What Happened?
Shares of real estate services firm Newmark NMRKjumped 2.7% in the afternoon session after the firm announced it had arranged a major property sale and was hired to broker another significant deal.
Newmark arranged the sale of The Tennyson, a two-building, 273,574-square-foot office campus in Plano, Texas, on behalf of seller Spear Street Capital. A company executive noted that “investor appetite for differentiated office product in high-growth Sun Belt markets remains strong.” Separately, Newmark was hired to find a buyer for a Prada-anchored retail building in Chicago, which is expected to sell for around $30 million. These positive developments followed a recent update where Newmark raised its earnings outlook, citing positive momentum. The news appeared to align with options market activity, which indicated that investors were expecting a significant move in the stock.
After the initial pop, the shares cooled down to $15.21, up 2.7% from the previous close.

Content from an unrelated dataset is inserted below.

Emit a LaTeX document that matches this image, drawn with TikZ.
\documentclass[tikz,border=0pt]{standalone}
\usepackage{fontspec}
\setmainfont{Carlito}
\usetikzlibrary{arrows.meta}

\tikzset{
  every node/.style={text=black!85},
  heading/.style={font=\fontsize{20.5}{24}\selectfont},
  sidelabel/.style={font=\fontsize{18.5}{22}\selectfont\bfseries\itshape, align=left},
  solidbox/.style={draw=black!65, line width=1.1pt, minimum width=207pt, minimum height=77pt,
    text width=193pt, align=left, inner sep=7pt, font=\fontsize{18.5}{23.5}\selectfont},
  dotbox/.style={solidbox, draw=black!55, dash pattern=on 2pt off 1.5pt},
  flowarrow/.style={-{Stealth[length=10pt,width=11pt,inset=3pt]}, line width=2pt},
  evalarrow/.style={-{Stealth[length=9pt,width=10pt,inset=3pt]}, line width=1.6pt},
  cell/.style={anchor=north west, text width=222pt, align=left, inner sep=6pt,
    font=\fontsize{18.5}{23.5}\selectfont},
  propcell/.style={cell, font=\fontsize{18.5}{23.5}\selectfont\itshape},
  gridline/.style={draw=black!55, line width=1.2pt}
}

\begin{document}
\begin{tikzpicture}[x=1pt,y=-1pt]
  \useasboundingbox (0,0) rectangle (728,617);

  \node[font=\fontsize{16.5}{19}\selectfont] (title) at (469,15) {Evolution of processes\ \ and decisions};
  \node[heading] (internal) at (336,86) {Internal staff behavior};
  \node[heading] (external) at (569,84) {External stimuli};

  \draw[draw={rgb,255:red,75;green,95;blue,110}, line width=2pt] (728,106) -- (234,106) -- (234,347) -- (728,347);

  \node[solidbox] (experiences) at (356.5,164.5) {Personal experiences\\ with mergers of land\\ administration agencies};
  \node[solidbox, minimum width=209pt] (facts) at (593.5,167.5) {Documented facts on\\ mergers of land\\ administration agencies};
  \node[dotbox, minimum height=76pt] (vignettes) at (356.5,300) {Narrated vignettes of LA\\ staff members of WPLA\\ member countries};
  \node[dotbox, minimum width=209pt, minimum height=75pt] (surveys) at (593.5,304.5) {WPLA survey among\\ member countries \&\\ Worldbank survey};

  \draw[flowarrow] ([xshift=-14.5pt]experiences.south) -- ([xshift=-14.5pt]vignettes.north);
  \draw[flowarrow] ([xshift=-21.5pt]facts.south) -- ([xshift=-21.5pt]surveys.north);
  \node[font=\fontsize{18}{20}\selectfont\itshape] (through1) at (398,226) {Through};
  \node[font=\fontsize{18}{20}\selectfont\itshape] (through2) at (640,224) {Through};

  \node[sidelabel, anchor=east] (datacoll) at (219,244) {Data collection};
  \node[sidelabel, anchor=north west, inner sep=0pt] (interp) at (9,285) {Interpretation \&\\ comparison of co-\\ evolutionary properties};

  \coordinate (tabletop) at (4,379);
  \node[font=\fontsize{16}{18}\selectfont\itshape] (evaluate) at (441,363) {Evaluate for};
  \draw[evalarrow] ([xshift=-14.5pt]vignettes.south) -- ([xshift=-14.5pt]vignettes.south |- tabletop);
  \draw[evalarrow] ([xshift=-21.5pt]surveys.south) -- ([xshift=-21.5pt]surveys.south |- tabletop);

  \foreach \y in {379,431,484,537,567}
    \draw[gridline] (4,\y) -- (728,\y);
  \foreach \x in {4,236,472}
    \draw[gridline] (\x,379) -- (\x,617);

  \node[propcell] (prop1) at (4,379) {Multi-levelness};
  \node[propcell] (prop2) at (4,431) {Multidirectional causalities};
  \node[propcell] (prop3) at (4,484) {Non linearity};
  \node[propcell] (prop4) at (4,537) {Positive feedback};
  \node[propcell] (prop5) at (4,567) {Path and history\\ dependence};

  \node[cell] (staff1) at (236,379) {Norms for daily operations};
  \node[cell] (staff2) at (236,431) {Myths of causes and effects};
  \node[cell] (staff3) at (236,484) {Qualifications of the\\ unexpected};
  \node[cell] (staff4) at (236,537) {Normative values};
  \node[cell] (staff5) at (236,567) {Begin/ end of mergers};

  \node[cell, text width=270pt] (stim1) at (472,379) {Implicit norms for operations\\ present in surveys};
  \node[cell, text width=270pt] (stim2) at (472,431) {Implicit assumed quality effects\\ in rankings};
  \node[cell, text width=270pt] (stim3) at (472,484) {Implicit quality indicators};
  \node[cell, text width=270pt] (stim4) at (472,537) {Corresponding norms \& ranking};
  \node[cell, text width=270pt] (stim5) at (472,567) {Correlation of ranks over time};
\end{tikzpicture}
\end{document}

What Is The Market Telling Us
Newmark’s shares are not very volatile and have only had 9 moves greater than 5% over the last year. In that context, today’s move indicates the market considers this news meaningful, although it might not be something that would fundamentally change its perception of the business.
The previous big move we wrote about was 3 days ago when the stock gained 4.2% on the news that strong retail sales data for May revealed that consumer spending was robust despite inflation and high gas prices.
According to the CNBC/NRF Retail Monitor, sales, excluding autos and gas, rose 0.42% from the previous month and a significant 7.19% year-over-year. This marks the eighth consecutive month of growth. NRF President and CEO Matthew Shay noted that the momentum was driven by a "resilient labor market and consumers' continued willingness to spend."
This positive trend was further bolstered by the U.S. Red Book report, which showed sales rising to a 9.1% annual rate through the first week of June. These figures suggest that consumer health is holding up, providing a positive outlook for retailers.
Newmark is down 10.4% since the beginning of the year, and at $15.21 per share, it is trading 22.3% below its 52-week high of $19.58 from September 2025. Despite the year-to-date decline, investors who bought $1,000 worth of Newmark’s shares 5 years ago would now be looking at an investment worth $1,187.